Are they asking for a sale, a ground lease, an option, or time to create a powered product?
The role they play usually shapes the structure they want.

If a powered shell is proposed, who will operate the building?
That matters because powered-shell deals often shift more operational control to the end user that comes in later.

How much credibility do they really bring?
Big names and proven operators matter, but even then, the structure still has to make sense.

A Common Mistake Landowners Make

One of the biggest mistakes landowners make is hearing a recognizable name and assuming they now understand the whole deal.

They may not.

A recognizable end user, a colocation operator, and a developer can all be connected to the same opportunity while wanting very different things from the owner.

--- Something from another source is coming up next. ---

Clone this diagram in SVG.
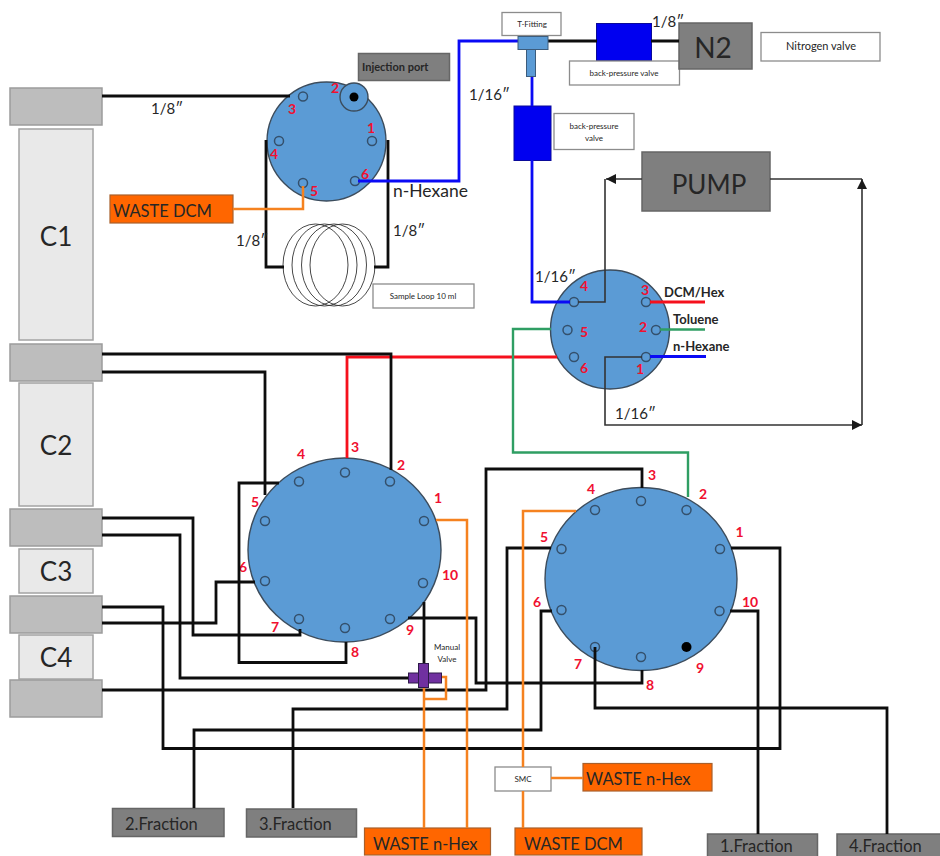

Another mistake is treating every “data center buyer” like a finished buyer, when some are actually trying to create the product before the final user steps in.

The smarter move is to ask: What role does this party play in the chain?

Bottom Line

Hyperscalers, colocation providers, and developers are not the same thing.

Hyperscalers are usually very large end users securing capacity for their own platforms.
Colocation providers are operators that lease capacity to customers.
Developers are often the groups creating the site, infrastructure, or shell that makes the project possible.

For landowners, the difference matters because it changes the likely deal structure, the timeline, the level of control being requested, and the credibility of the path to closing.

The best early question is not just, “Who called me?”

It is, “What role do they actually play in this deal?”

Take Action

If you own agricultural, commercial, or industrial land in Southern California and a data center group approaches you, do not stop at the company name.

Find out whether you are dealing with a hyperscaler, a colocation operator, a developer, or some combination of the three. In many cases, that one clarification will tell you more about the likely path forward than the first offer ever will.